--- Start of Given information ---
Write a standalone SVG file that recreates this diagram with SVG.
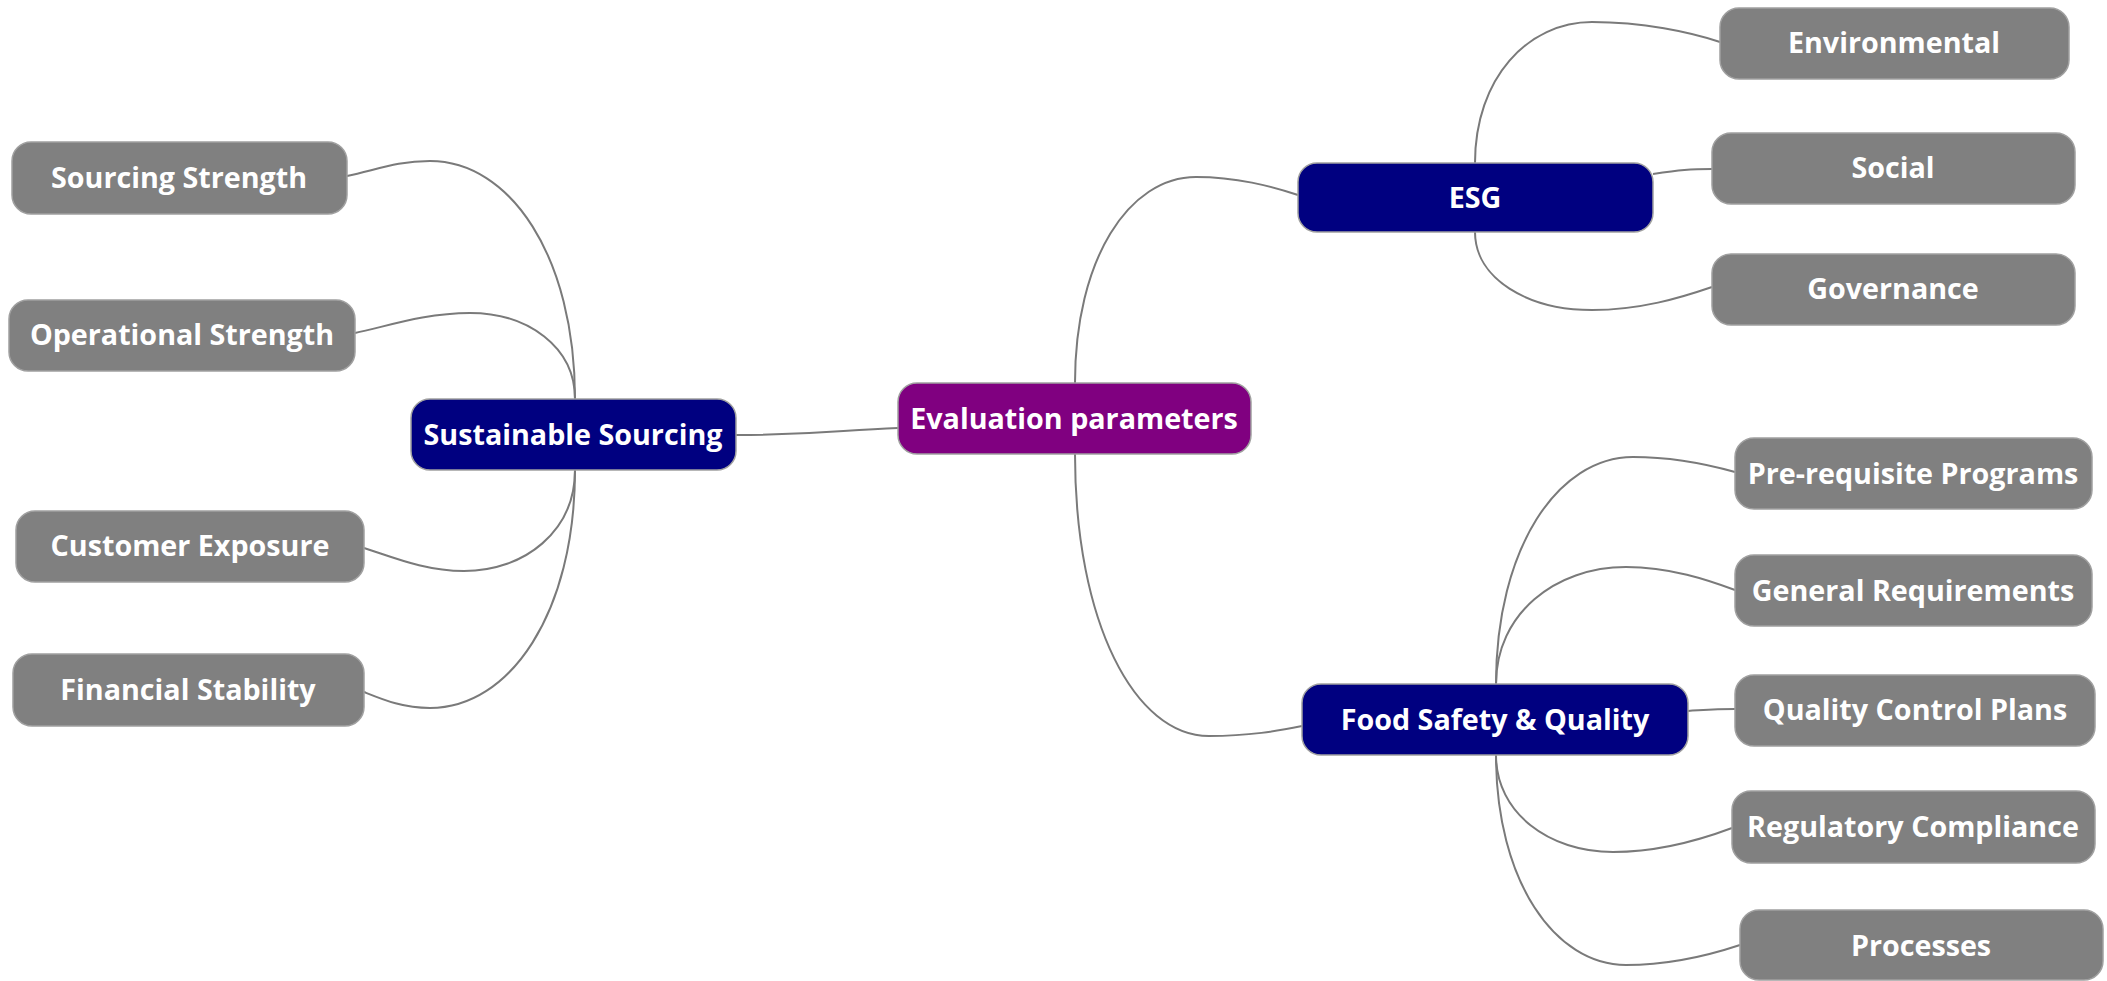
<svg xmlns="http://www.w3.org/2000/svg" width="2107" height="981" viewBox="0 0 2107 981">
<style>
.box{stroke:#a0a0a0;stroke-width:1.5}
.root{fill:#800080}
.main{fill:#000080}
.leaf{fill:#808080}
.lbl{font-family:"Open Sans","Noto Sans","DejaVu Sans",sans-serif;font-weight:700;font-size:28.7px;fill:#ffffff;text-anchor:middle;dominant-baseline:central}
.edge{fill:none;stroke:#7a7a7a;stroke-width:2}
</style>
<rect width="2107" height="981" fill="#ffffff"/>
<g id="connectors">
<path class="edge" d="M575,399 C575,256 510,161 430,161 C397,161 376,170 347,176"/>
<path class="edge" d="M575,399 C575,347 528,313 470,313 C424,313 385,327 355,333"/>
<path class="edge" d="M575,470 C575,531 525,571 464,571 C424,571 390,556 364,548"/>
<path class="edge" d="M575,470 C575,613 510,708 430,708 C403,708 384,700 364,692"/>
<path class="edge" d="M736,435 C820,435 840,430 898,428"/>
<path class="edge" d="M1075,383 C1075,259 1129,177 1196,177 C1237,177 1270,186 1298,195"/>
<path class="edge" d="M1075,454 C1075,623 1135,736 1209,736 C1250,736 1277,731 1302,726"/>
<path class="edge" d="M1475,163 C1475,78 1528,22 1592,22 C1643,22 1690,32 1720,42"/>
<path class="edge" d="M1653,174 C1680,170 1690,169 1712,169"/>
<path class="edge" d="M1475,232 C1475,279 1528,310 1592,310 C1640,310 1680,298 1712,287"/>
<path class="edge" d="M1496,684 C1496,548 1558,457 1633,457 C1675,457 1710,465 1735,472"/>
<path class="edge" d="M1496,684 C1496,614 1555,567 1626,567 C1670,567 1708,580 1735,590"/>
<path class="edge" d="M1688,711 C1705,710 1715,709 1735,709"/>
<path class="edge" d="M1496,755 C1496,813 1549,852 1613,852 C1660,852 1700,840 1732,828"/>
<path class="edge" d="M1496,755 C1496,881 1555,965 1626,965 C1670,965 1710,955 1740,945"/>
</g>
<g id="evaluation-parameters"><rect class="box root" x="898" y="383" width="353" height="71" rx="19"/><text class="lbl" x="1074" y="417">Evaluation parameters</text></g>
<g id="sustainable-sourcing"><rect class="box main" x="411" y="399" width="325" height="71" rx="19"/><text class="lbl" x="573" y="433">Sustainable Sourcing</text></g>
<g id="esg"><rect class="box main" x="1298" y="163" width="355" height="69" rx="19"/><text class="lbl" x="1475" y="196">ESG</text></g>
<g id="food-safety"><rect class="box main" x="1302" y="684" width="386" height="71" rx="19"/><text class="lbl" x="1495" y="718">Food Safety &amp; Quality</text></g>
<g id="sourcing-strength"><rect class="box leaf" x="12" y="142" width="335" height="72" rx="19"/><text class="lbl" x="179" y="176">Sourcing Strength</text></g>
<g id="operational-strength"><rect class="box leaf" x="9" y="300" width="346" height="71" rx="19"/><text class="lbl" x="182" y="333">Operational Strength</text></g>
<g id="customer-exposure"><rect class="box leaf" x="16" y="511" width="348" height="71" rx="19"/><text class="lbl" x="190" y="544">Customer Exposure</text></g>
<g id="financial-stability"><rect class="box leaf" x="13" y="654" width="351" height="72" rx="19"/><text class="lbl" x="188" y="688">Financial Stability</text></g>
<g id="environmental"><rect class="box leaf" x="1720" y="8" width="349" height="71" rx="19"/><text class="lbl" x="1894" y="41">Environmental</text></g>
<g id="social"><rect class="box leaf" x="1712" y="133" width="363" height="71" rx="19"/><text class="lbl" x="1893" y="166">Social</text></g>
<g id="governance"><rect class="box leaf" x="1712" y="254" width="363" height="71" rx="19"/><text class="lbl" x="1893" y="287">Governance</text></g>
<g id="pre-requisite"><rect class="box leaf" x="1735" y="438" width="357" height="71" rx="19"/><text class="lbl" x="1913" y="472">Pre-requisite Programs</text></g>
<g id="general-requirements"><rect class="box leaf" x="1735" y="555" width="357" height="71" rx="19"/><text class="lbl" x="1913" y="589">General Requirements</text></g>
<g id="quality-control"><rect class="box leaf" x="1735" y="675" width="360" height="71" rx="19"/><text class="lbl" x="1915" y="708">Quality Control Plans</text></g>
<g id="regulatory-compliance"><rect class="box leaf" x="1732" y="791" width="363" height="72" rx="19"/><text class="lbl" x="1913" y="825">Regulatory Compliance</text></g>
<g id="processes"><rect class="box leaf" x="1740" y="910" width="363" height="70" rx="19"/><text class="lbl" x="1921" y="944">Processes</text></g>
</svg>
--- End of Given information ---
» **Task statement**:
Retype the data above exactly; pictures are not part of the copy.

» **Solution to this exercise**:
Write a standalone SVG file that recreates this diagram with SVG.
<svg xmlns="http://www.w3.org/2000/svg" width="2107" height="981" viewBox="0 0 2107 981">
<style>
.box{stroke:#a0a0a0;stroke-width:1.5}
.root{fill:#800080}
.main{fill:#000080}
.leaf{fill:#808080}
.lbl{font-family:"Open Sans","Noto Sans","DejaVu Sans",sans-serif;font-weight:700;font-size:28.7px;fill:#ffffff;text-anchor:middle;dominant-baseline:central}
.edge{fill:none;stroke:#7a7a7a;stroke-width:2}
</style>
<rect width="2107" height="981" fill="#ffffff"/>
<g id="connectors">
<path class="edge" d="M575,399 C575,256 510,161 430,161 C397,161 376,170 347,176"/>
<path class="edge" d="M575,399 C575,347 528,313 470,313 C424,313 385,327 355,333"/>
<path class="edge" d="M575,470 C575,531 525,571 464,571 C424,571 390,556 364,548"/>
<path class="edge" d="M575,470 C575,613 510,708 430,708 C403,708 384,700 364,692"/>
<path class="edge" d="M736,435 C820,435 840,430 898,428"/>
<path class="edge" d="M1075,383 C1075,259 1129,177 1196,177 C1237,177 1270,186 1298,195"/>
<path class="edge" d="M1075,454 C1075,623 1135,736 1209,736 C1250,736 1277,731 1302,726"/>
<path class="edge" d="M1475,163 C1475,78 1528,22 1592,22 C1643,22 1690,32 1720,42"/>
<path class="edge" d="M1653,174 C1680,170 1690,169 1712,169"/>
<path class="edge" d="M1475,232 C1475,279 1528,310 1592,310 C1640,310 1680,298 1712,287"/>
<path class="edge" d="M1496,684 C1496,548 1558,457 1633,457 C1675,457 1710,465 1735,472"/>
<path class="edge" d="M1496,684 C1496,614 1555,567 1626,567 C1670,567 1708,580 1735,590"/>
<path class="edge" d="M1688,711 C1705,710 1715,709 1735,709"/>
<path class="edge" d="M1496,755 C1496,813 1549,852 1613,852 C1660,852 1700,840 1732,828"/>
<path class="edge" d="M1496,755 C1496,881 1555,965 1626,965 C1670,965 1710,955 1740,945"/>
</g>
<g id="evaluation-parameters"><rect class="box root" x="898" y="383" width="353" height="71" rx="19"/><text class="lbl" x="1074" y="417">Evaluation parameters</text></g>
<g id="sustainable-sourcing"><rect class="box main" x="411" y="399" width="325" height="71" rx="19"/><text class="lbl" x="573" y="433">Sustainable Sourcing</text></g>
<g id="esg"><rect class="box main" x="1298" y="163" width="355" height="69" rx="19"/><text class="lbl" x="1475" y="196">ESG</text></g>
<g id="food-safety"><rect class="box main" x="1302" y="684" width="386" height="71" rx="19"/><text class="lbl" x="1495" y="718">Food Safety &amp; Quality</text></g>
<g id="sourcing-strength"><rect class="box leaf" x="12" y="142" width="335" height="72" rx="19"/><text class="lbl" x="179" y="176">Sourcing Strength</text></g>
<g id="operational-strength"><rect class="box leaf" x="9" y="300" width="346" height="71" rx="19"/><text class="lbl" x="182" y="333">Operational Strength</text></g>
<g id="customer-exposure"><rect class="box leaf" x="16" y="511" width="348" height="71" rx="19"/><text class="lbl" x="190" y="544">Customer Exposure</text></g>
<g id="financial-stability"><rect class="box leaf" x="13" y="654" width="351" height="72" rx="19"/><text class="lbl" x="188" y="688">Financial Stability</text></g>
<g id="environmental"><rect class="box leaf" x="1720" y="8" width="349" height="71" rx="19"/><text class="lbl" x="1894" y="41">Environmental</text></g>
<g id="social"><rect class="box leaf" x="1712" y="133" width="363" height="71" rx="19"/><text class="lbl" x="1893" y="166">Social</text></g>
<g id="governance"><rect class="box leaf" x="1712" y="254" width="363" height="71" rx="19"/><text class="lbl" x="1893" y="287">Governance</text></g>
<g id="pre-requisite"><rect class="box leaf" x="1735" y="438" width="357" height="71" rx="19"/><text class="lbl" x="1913" y="472">Pre-requisite Programs</text></g>
<g id="general-requirements"><rect class="box leaf" x="1735" y="555" width="357" height="71" rx="19"/><text class="lbl" x="1913" y="589">General Requirements</text></g>
<g id="quality-control"><rect class="box leaf" x="1735" y="675" width="360" height="71" rx="19"/><text class="lbl" x="1915" y="708">Quality Control Plans</text></g>
<g id="regulatory-compliance"><rect class="box leaf" x="1732" y="791" width="363" height="72" rx="19"/><text class="lbl" x="1913" y="825">Regulatory Compliance</text></g>
<g id="processes"><rect class="box leaf" x="1740" y="910" width="363" height="70" rx="19"/><text class="lbl" x="1921" y="944">Processes</text></g>
</svg>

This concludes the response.